CHALLENGE
Line by line, repeat the data below exactly, beginning at the first line and ending at the line with "let mid = c". Omit pictures.

PROVIDED MATERIAL

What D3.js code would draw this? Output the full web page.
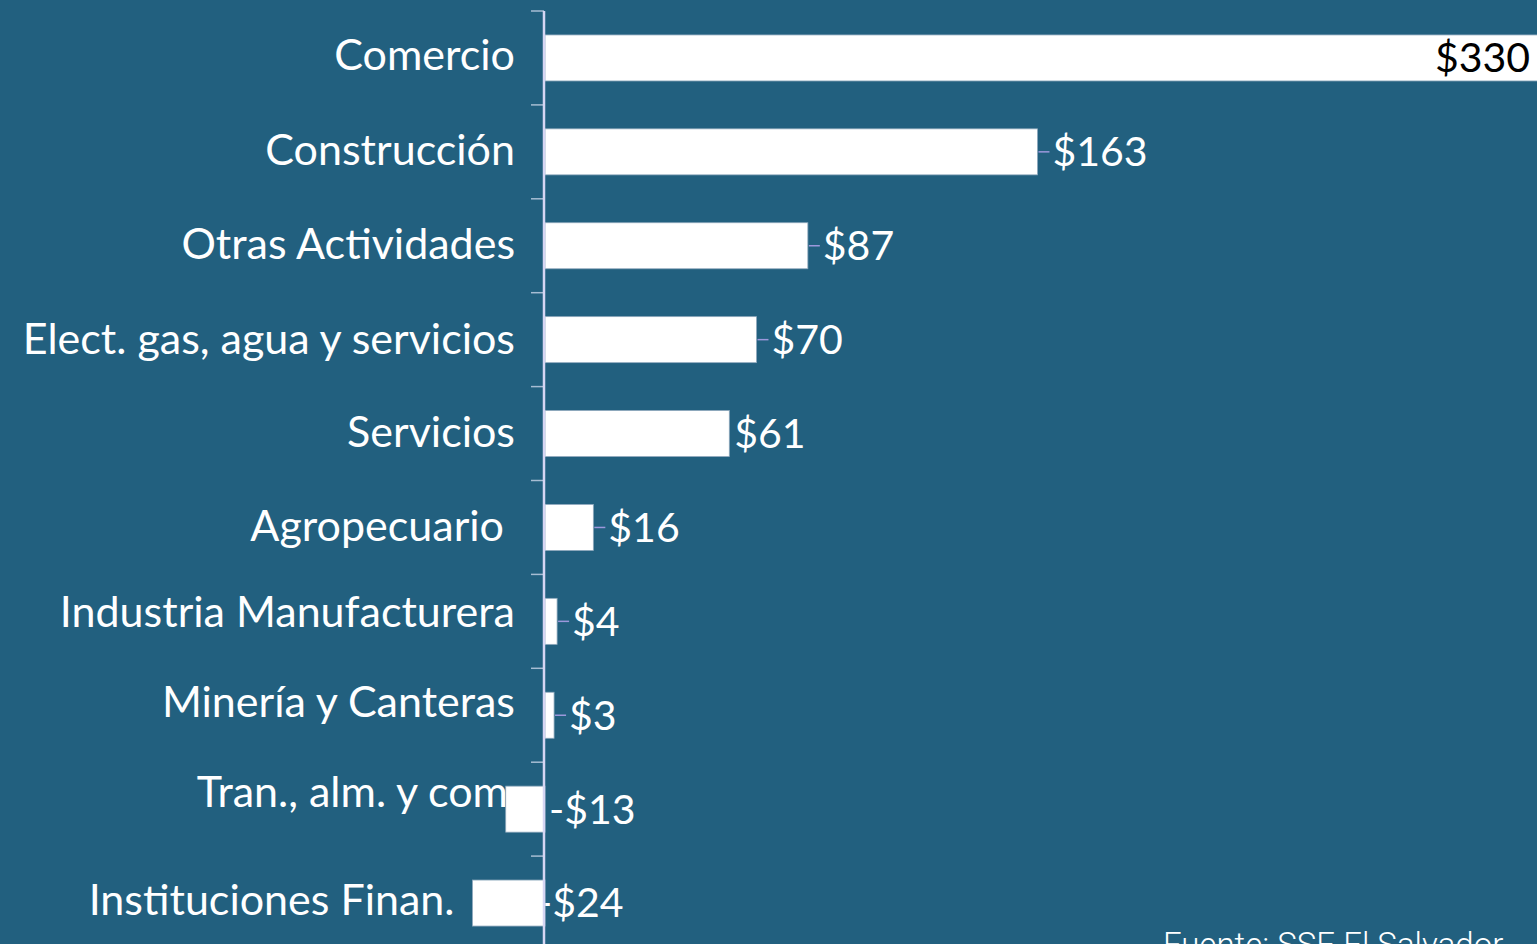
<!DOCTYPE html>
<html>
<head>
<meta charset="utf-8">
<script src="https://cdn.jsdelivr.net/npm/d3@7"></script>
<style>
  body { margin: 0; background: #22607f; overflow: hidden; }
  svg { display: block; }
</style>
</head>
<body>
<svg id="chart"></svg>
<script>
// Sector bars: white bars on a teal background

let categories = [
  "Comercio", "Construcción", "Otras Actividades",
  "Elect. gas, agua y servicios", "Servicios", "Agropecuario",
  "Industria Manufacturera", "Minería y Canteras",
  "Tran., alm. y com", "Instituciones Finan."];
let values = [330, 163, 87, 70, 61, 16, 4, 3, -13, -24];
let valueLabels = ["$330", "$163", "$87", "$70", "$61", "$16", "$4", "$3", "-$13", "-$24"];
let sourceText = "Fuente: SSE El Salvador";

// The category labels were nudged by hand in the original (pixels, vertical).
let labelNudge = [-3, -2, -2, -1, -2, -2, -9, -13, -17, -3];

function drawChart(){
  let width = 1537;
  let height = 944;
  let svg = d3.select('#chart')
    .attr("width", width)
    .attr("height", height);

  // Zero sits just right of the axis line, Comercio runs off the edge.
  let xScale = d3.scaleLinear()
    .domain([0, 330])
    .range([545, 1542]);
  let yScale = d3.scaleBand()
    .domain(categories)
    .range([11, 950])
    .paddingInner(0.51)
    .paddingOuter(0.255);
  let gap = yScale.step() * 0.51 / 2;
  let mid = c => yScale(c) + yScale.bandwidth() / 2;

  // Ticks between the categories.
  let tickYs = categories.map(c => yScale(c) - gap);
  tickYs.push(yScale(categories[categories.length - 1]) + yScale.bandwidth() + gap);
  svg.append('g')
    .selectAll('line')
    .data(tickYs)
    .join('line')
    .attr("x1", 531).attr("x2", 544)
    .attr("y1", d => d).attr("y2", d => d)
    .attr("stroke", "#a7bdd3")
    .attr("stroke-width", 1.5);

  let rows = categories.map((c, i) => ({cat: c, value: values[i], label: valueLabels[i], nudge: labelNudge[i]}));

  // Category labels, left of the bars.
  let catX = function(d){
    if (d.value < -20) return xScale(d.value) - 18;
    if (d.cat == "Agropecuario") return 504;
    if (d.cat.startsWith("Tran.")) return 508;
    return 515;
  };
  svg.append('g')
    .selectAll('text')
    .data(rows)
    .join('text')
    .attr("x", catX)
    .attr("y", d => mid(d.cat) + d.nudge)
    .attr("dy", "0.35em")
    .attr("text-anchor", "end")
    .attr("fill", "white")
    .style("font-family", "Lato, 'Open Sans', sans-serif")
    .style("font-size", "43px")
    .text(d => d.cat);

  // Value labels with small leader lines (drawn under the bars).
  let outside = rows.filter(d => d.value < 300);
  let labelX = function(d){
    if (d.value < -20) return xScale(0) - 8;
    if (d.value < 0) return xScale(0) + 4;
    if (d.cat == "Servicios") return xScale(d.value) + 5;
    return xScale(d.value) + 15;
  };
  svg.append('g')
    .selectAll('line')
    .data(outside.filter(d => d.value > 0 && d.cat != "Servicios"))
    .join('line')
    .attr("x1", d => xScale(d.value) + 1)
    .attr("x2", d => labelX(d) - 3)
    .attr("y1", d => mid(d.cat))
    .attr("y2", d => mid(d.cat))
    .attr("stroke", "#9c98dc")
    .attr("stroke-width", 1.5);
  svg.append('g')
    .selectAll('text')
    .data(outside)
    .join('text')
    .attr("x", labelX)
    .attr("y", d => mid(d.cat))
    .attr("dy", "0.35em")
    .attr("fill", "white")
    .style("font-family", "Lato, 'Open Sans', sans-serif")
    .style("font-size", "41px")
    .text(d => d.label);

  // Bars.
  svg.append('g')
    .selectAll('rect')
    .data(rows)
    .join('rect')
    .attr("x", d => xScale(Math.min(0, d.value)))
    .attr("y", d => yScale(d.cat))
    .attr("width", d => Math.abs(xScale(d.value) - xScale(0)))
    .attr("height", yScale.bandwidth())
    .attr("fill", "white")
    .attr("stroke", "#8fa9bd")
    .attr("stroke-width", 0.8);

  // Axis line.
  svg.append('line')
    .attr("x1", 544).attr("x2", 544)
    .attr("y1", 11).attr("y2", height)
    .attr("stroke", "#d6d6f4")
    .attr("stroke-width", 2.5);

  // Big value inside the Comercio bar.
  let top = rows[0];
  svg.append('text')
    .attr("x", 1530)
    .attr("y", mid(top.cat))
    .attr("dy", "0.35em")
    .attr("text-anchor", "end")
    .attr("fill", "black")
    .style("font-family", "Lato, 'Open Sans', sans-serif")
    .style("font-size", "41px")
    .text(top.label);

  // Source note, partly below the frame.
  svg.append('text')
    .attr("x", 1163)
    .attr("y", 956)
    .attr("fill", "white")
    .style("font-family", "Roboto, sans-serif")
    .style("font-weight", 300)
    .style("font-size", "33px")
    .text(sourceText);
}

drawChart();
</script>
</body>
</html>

REPLY
What D3.js code would draw this? Output the full web page.
<!DOCTYPE html>
<html>
<head>
<meta charset="utf-8">
<script src="https://cdn.jsdelivr.net/npm/d3@7"></script>
<style>
  body { margin: 0; background: #22607f; overflow: hidden; }
  svg { display: block; }
</style>
</head>
<body>
<svg id="chart"></svg>
<script>
// Sector bars: white bars on a teal background

let categories = [
  "Comercio", "Construcción", "Otras Actividades",
  "Elect. gas, agua y servicios", "Servicios", "Agropecuario",
  "Industria Manufacturera", "Minería y Canteras",
  "Tran., alm. y com", "Instituciones Finan."];
let values = [330, 163, 87, 70, 61, 16, 4, 3, -13, -24];
let valueLabels = ["$330", "$163", "$87", "$70", "$61", "$16", "$4", "$3", "-$13", "-$24"];
let sourceText = "Fuente: SSE El Salvador";

// The category labels were nudged by hand in the original (pixels, vertical).
let labelNudge = [-3, -2, -2, -1, -2, -2, -9, -13, -17, -3];

function drawChart(){
  let width = 1537;
  let height = 944;
  let svg = d3.select('#chart')
    .attr("width", width)
    .attr("height", height);

  // Zero sits just right of the axis line, Comercio runs off the edge.
  let xScale = d3.scaleLinear()
    .domain([0, 330])
    .range([545, 1542]);
  let yScale = d3.scaleBand()
    .domain(categories)
    .range([11, 950])
    .paddingInner(0.51)
    .paddingOuter(0.255);
  let gap = yScale.step() * 0.51 / 2;
  let mid = c => yScale(c) + yScale.bandwidth() / 2;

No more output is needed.